EDITORIAL: Trump-Clinton clash buries fat-shaming

October 4, 2016

The presidential campaign of 2016 will be remembered for many things - most of them negative - but you have to give it this: It has buried forever the lingering notion that it’s OK to make fun of someone because he or she is overweight.

That’s something that decent people never engaged in. And it has become increasing unacceptable in recent years to ridicule heavy people. But if there were any holdovers who still didn’t get the message, the clash between Hillary Clinton and Donald Trump should have finally opened their eyes.
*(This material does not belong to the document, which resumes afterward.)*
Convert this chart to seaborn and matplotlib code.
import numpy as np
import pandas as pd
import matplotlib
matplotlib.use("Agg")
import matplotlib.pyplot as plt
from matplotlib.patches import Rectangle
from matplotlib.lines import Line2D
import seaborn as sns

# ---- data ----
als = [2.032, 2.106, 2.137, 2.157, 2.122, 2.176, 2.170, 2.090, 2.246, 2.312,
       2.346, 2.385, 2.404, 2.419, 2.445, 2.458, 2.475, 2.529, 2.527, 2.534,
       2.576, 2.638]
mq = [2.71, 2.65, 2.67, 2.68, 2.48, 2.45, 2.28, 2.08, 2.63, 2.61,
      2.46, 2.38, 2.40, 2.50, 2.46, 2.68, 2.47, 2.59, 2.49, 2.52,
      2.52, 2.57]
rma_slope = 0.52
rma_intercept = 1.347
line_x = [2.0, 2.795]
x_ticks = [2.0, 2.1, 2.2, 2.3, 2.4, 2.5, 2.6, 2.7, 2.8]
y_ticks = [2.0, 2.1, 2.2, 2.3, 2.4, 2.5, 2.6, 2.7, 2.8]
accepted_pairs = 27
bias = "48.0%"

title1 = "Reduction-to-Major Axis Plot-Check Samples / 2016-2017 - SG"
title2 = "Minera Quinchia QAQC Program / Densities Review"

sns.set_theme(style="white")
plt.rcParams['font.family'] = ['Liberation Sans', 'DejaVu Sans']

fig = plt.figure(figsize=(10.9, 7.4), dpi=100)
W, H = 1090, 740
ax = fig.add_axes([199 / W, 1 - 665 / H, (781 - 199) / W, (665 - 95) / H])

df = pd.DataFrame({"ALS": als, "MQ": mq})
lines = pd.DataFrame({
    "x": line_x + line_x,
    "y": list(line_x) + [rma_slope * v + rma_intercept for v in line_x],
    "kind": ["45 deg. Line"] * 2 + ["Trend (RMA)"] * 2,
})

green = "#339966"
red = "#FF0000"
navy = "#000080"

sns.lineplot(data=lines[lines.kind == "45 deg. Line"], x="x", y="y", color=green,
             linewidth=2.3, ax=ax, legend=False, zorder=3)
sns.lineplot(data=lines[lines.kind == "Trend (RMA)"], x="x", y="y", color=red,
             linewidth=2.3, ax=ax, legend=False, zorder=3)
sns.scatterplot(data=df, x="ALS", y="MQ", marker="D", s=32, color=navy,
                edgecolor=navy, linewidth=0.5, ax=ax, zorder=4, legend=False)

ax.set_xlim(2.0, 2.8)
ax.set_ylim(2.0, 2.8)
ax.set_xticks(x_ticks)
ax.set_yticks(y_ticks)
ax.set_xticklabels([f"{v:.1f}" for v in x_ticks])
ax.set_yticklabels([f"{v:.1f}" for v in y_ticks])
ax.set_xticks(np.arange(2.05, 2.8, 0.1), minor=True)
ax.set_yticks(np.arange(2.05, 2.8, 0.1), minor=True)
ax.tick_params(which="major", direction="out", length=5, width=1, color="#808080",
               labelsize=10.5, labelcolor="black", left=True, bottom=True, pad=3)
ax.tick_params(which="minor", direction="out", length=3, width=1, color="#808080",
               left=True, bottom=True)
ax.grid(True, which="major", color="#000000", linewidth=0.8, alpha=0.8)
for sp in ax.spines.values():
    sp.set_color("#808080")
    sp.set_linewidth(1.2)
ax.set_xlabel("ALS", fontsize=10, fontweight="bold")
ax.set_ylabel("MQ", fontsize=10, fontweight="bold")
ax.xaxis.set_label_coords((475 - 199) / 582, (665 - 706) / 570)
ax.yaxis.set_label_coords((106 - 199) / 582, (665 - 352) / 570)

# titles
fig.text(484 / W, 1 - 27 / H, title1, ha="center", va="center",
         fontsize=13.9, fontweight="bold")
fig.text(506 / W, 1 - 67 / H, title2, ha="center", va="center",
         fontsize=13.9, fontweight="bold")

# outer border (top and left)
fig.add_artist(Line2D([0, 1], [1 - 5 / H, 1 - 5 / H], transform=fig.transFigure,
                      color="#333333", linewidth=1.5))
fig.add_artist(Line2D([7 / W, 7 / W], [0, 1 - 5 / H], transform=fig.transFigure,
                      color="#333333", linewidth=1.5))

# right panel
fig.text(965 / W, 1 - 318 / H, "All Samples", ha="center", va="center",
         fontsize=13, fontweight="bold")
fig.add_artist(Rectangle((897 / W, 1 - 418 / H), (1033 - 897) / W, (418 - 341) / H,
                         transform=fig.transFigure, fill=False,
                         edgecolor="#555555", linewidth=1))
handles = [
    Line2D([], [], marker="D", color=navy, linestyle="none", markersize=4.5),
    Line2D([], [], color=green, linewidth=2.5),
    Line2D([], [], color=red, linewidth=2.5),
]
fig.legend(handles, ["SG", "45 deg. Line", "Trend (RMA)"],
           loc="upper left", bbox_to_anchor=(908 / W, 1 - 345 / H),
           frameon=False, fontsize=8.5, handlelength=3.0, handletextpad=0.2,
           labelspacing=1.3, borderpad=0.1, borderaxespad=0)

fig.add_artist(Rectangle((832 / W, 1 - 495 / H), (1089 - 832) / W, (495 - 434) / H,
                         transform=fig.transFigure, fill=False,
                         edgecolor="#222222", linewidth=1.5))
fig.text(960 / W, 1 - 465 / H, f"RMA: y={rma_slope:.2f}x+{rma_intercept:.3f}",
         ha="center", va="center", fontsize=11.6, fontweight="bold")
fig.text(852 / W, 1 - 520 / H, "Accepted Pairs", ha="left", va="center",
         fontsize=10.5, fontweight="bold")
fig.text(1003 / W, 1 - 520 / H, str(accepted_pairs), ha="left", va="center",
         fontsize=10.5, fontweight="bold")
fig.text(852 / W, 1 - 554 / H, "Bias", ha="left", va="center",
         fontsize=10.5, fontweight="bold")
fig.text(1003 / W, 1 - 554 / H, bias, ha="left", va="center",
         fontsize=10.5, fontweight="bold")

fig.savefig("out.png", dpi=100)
The credit, ironically, goes to Trump for his criticism of former Miss Universe winner Alicia Machado - as revealed by Clinton in their first debate. Machado gained some weight after she won in 1996 - how much is still in dispute - and Trump let her know he wasn’t pleased,

Trump’s defenders have said that a beauty queen should be held to higher appearance standards. But that still doesn’t justify anyone calling her “Miss Piggy” - or forcing her to participate in a degrading press conference at a gym where a trainer put her through various exercises as Trump watched and said, “This is somebody that likes to eat.”

The larger lesson that seems to be finally registering is that a few extra pounds doesn’t make anyone less human. The issue is particularly sensitive for women, who have long been held to unreal physical standards by men who usually are not ready for the Mr. Universe competition themselves. A person’s weight - high, low or medium - has no effect on his her ability to be an accountant, a teacher, a technician, a clerk, and so on.

That of course dovetails perfectly with the same point about race, creed, gender, etc. Society seems to have realized that, but now it’s time for body size to join the list.

Most of us don’t look like fashion models. In fact, when fashion models aren’t made up and posed and lighted for the camera, many of them don’t look like fashion models. If this campaign helps all of us focus more on the inside than the outside, it may be worth all the grief it has put us through.